Mum of three Sharon Minkin’s story about how she has found herself in a benefits trap appears over two pages of THE SUN.
Nothing it seems is dividing Britain more than the situation over benefits. Many workers are upset to discover people on benefits are claiming more than they can earn. At the same time, those on benefits say they have found themselves in a bizarre trap. If they take a job, it might leave them unable to feed their families or put a roof over their heads.
Sharon Minkin is a former chartered accountant. Once Sharon earned £120,000 a year working for a City firm. Sharon, who gave up her job after the birth of her second child lived with her husband and their three privately educated children in a £1.6million seven-bedroom house.
But when Sharon and her ex split, she fell on hard times. Unable to get a job after some 18 years out of accountancy work, and unable to afford the £5,000 necessary to retrain, she found herself having to claim benefits.
She receives approximately £32,000 from the State – but by the time her children’s university fees are factored in (because she is on full state benefit, their fees are paid for by grants which do not have to be paid back) – the full amount is approximately £46,000. To bring this home after tax, she would have to earn around £70,000 a year.
Sharon has been offered jobs – but she’s had to turn them down because they are nowhere near the £70,000 she needs to be able to afford her rent and food.

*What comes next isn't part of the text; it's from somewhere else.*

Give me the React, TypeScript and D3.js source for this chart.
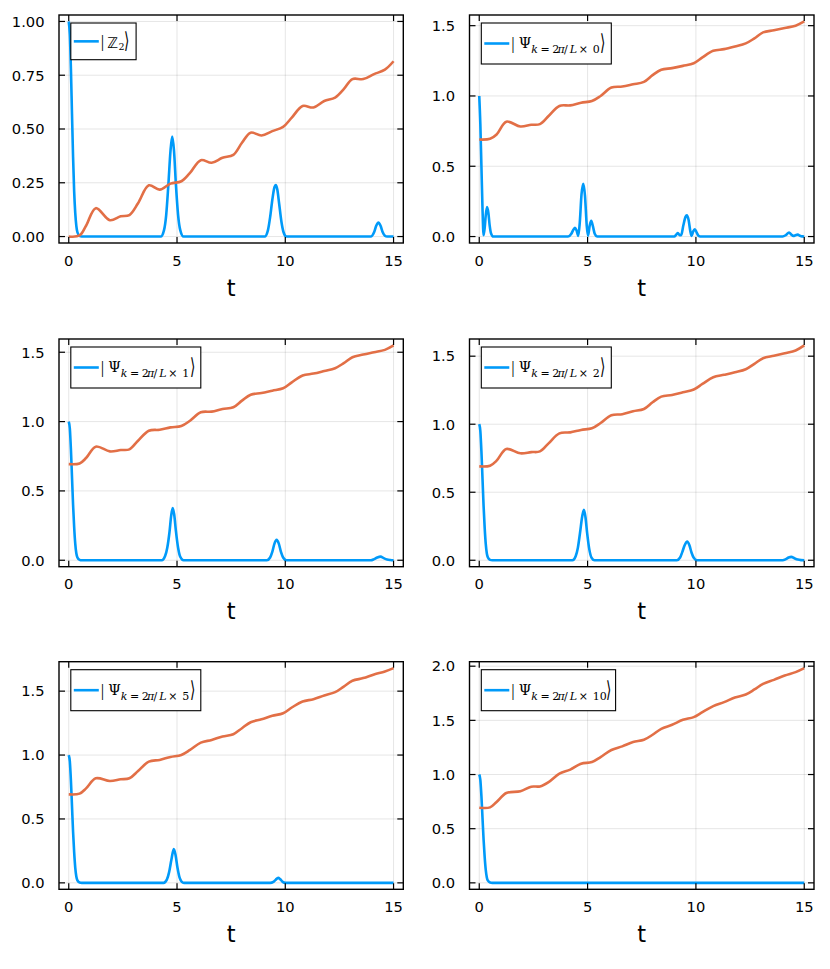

If she worked, her children would be forced to take out students loan and she doesn’t want them to fall into debt.
It would be easy to dismiss Sharon as a benefit ‘scounger’ but she hates the situation she finds herself in. She wants to work and feels ashamed when she tells people about her situation.
She is writing a novel and hopes the answer to this nightmare will be to find a publisher.
In the meantime, despite the risk she could come in for criticism for simply claiming benefits, she has bravely decided to expose her situation.
She is doing this story to try to change how the benefits work. She would like women to be offered more help to get back to work after a break looking after children at home. She would also like to see ‘transition benefits’ introduced. This would allow people on benefits to get a job and as they earn more, their benefits could be gradually tapered off until they no longer need them.
For example in the area where she lives, claimants must be on full benefits to qualify for housing benefit. Without her housing benefit of £1400 a month (towards her rent of £1600) she and her children could be homeless.
Featureworld has already lined up a major television interview and we are already in direct talks with a UK broadcaster for a documentary to highlight her situation – and the thousands of others like her.
Featureworld is fully supportive of Sharon’s efforts to get off benefits. It is only through exposing the benefits system like this that a fairer system that always makes work pay better than handouts can hopefully be achieved.
Sharon says: “As someone who had a scholarship to a private school and worked at such a high level for years, I hope people reading my story will realise falling on hard times and needing to rely on benefits can happen to anyone.”